The Minnesota Timberwolves introduced a veteran at many home games last year, bringing bigger cheers than the players were able to elicit.
At this year’s baseball All-Star Game, one veteran from each team’s home state was introduced along with the players in a promotion sponsored by People Magazine.
It happens at most sporting events in America now. It tugs at the heart. It brings a response. And, apparently, some veterans hate it.
Writing on Book Forum, Jeff Stein, a Vietnam veteran, calls it the “grief market.”
When the seventh-inning stretch comes and I hear the dread ballpark public-address announcement, “Ladies and gentlemen, please stand and doff your hats for the singing of ‘God Bless America,’ ” I head for the beer stand.
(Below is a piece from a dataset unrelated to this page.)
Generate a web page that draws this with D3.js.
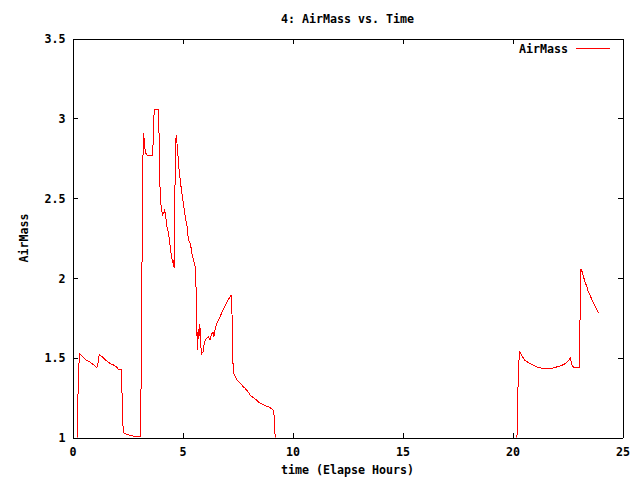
<!DOCTYPE html>
<html>
<head>
<meta charset="utf-8">
<script src="https://cdn.jsdelivr.net/npm/d3@7"></script>
<style>
    body { margin: 0; background: #fff; }
    text { font-family: "DejaVu Sans Mono", "Liberation Mono", monospace; font-size: 11.65px; font-weight: bold; fill: #000; }
</style>
</head>
<body>
<svg id="chart" width="640" height="480"></svg>
<script>
// elapsed hours / airmass, null = target below horizon
const hours = [
    0.21, 0.23, 0.27, 0.32, 0.47, 0.62, 0.77, 0.92, 1.10, 1.15, 1.22, 1.40, 1.55, 1.70, 1.85, 2.01,
    2.08, 2.21, 2.24, 2.28, 2.31, 2.39, 2.54, 2.69, 3.07, 3.14, 3.17, 3.22, 3.26, 3.29, 3.34, 3.40,
    3.63, 3.66, 3.69, 3.72, 3.90, 3.93, 3.96, 3.99, 4.03, 4.09, 4.14, 4.18, 4.23, 4.29, 4.35, 4.40,
    4.46, 4.50, 4.55, 4.58, 4.62, 4.63, 4.67, 4.71, 4.74, 4.77, 4.82, 4.85, 4.89, 4.94, 5.00, 5.05,
    5.09, 5.15, 5.20, 5.23, 5.27, 5.30, 5.35, 5.39, 5.44, 5.50, 5.54, 5.57, 5.62, 5.65, 5.68, 5.71,
    5.74, 5.79, 5.83, 5.88, 5.94, 5.98, 6.04, 6.12, 6.19, 6.25, 6.31, 6.36, 6.40, 6.43, 6.48, 6.54,
    6.60, 6.68, 6.78, 6.86, 6.96, 7.05, 7.13, 7.21, 7.24, 7.25, 7.28, 7.31, 7.39, 7.51, 7.61, 7.73,
    7.86, 7.99, 8.10, 8.22, 8.37, 8.49, 8.64, 8.79, 8.97, 9.12, 9.17, 9.21, 9.22,
    14.5,
    20.20, 20.23, 20.26, 20.32, 20.43, 20.57, 20.72, 20.88, 21.03, 21.18, 21.41, 21.78, 22.01, 22.24,
    22.39, 22.54, 22.63, 22.69, 22.73, 22.84, 23.04, 23.07, 23.11, 23.16, 23.22, 23.29, 23.37, 23.44,
    23.52, 23.60, 23.67, 23.75, 23.82, 23.91,
];
const airMass = [
    0.99, 1.135, 1.40, 1.525, 1.505, 1.485, 1.475, 1.46, 1.438, 1.46, 1.521, 1.50, 1.48, 1.465, 1.455, 1.442,
    1.427, 1.427, 1.333, 1.125, 1.031, 1.025, 1.017, 1.01, 1.006, 1.479, 2.427, 2.906, 2.869, 2.81, 2.78, 2.765,
    2.765, 2.833, 2.983, 3.056, 3.056, 2.927, 2.677, 2.50, 2.448, 2.396, 2.406, 2.423, 2.396, 2.323, 2.292, 2.24,
    2.177, 2.135, 2.094, 2.11, 2.063, 2.271, 2.688, 2.896, 2.86, 2.81, 2.719, 2.667, 2.625, 2.563, 2.506, 2.458,
    2.417, 2.36, 2.333, 2.281, 2.24, 2.229, 2.215, 2.188, 2.146, 2.115, 2.088, 2.073, 1.927, 1.677, 1.548, 1.677,
    1.615, 1.708, 1.573, 1.527, 1.538, 1.583, 1.61, 1.625, 1.631, 1.61, 1.646, 1.656, 1.656, 1.631, 1.677, 1.708,
    1.729, 1.745, 1.781, 1.802, 1.829, 1.858, 1.875, 1.89, 1.875, 1.771, 1.531, 1.406, 1.385, 1.354, 1.344, 1.323,
    1.306, 1.285, 1.26, 1.25, 1.235, 1.219, 1.208, 1.198, 1.188, 1.173, 1.135, 1.004, 0.99,
    null,
    0.99, 1.135, 1.406, 1.538, 1.51, 1.483, 1.469, 1.458, 1.448, 1.438, 1.433, 1.433, 1.442, 1.452,
    1.462, 1.483, 1.496, 1.458, 1.444, 1.438, 1.44, 1.75, 2.056, 2.04, 2.01, 1.979, 1.948, 1.917,
    1.896, 1.865, 1.844, 1.823, 1.802, 1.78,
];
const xTicks = [0, 5, 10, 15, 20, 25];
const yTicks = [1, 1.5, 2, 2.5, 3, 3.5];

const chartTitle = "4: AirMass vs. Time";
const xTitle = "time (Elapse Hours)";
const yTitle = "AirMass";
const seriesName = "AirMass";

const frame = { left: 72.5, right: 622.5, top: 38.5, bottom: 437.5 };
const ticLen = 5;

const svg = d3.select("#chart");

const x = d3.scaleLinear().domain([0, 25]).range([frame.left, frame.right]);
const y = d3.scaleLinear().domain([1, 3.5]).range([frame.bottom, frame.top]);

const points = hours.map((h, i) => [h, airMass[i]]);

svg.append("clipPath")
    .attr("id", "plotClip")
    .append("rect")
    .attr("x", frame.left)
    .attr("y", frame.top)
    .attr("width", frame.right - frame.left)
    .attr("height", frame.bottom - frame.top);

// axes: gnuplot style, ticks pointing inward and mirrored on all sides
const bottomAxis = d3.axisBottom(x).tickValues(xTicks).tickSizeInner(-ticLen).tickSizeOuter(0).tickFormat(d3.format("d"));
const topAxis = d3.axisTop(x).tickValues(xTicks).tickSizeInner(-ticLen).tickSizeOuter(0).tickFormat("");
const leftAxis = d3.axisLeft(y).tickValues(yTicks).tickSizeInner(-ticLen).tickSizeOuter(0).tickFormat((d) => d);
const rightAxis = d3.axisRight(y).tickValues(yTicks).tickSizeInner(-ticLen).tickSizeOuter(0).tickFormat("");

const styleAxis = (g) => {
    g.attr("font-size", null).attr("font-family", null);
    g.select(".domain").attr("stroke", "#000").attr("shape-rendering", "crispEdges");
    g.selectAll(".tick line").attr("stroke", "#000").attr("shape-rendering", "crispEdges");
};

svg.append("g")
    .attr("transform", `translate(0,${frame.bottom})`)
    .call(bottomAxis)
    .call(styleAxis)
    .call((g) => g.selectAll(".tick text").attr("y", 15).attr("dy", "0.32em"));

svg.append("g")
    .attr("transform", `translate(0,${frame.top})`)
    .call(topAxis)
    .call(styleAxis);

svg.append("g")
    .attr("transform", `translate(${frame.left},0)`)
    .call(leftAxis)
    .call(styleAxis)
    .call((g) => g.selectAll(".tick text").attr("x", -7).attr("dy", "0.36em"));

svg.append("g")
    .attr("transform", `translate(${frame.right},0)`)
    .call(rightAxis)
    .call(styleAxis);

// the series
const line = d3.line()
    .defined((d) => d[1] !== null)
    .x((d) => x(d[0]))
    .y((d) => y(d[1]));

svg.append("path")
    .datum(points)
    .attr("d", line)
    .attr("clip-path", "url(#plotClip)")
    .attr("fill", "none")
    .attr("stroke", "#ff0000")
    .attr("stroke-width", 1)
    .attr("shape-rendering", "crispEdges");

// key, top right
svg.append("text")
    .attr("x", 568)
    .attr("y", 48.5)
    .attr("dy", "0.36em")
    .attr("text-anchor", "end")
    .text(seriesName);

svg.append("line")
    .attr("x1", 576)
    .attr("x2", 610)
    .attr("y1", 48.5)
    .attr("y2", 48.5)
    .attr("stroke", "#ff0000")
    .attr("shape-rendering", "crispEdges");

// titles
svg.append("text")
    .attr("x", (frame.left + frame.right) / 2)
    .attr("y", 18.5)
    .attr("dy", "0.36em")
    .attr("text-anchor", "middle")
    .text(chartTitle);

svg.append("text")
    .attr("x", (frame.left + frame.right) / 2)
    .attr("y", 470)
    .attr("dy", "0.36em")
    .attr("text-anchor", "middle")
    .text(xTitle);

svg.append("text")
    .attr("transform", `translate(24,${(frame.top + frame.bottom) / 2}) rotate(-90)`)
    .attr("dy", "0.36em")
    .attr("text-anchor", "middle")
    .text(yTitle);
</script>
</body>
</html>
Likewise, I feel queasy about being asked to stand and applaud wounded fellow veterans who’ve been rounded up in the stands behind home plate for their fleeting moment of appreciation before the shuttle bus takes them back to Walter Reed.
And I’m hardly alone. Consider this war widow, drafted into a memorial service for her husband and other dead soldiers: “Whoever had the idea that a grieving family should stand for 40 minutes with Toby Keith singing ‘American Soldier’ in the background and be forced to shake hands with and hug strangers who say the STUPIDEST things like ‘Congratulations’ to you and your children needs to go a round in the ring with me,” she says in David Finkel’s heartbreaking Thank You for Your Service.
Stein reviews Finkel’s book, which details the struggles of the men he followed in Iraq as they have returned to the United States, and Andrew Bacevich’s Breach of Trust. But he saves his criticism for us — the ones who went shopping and slapped yellow ribbon magnets on our cars.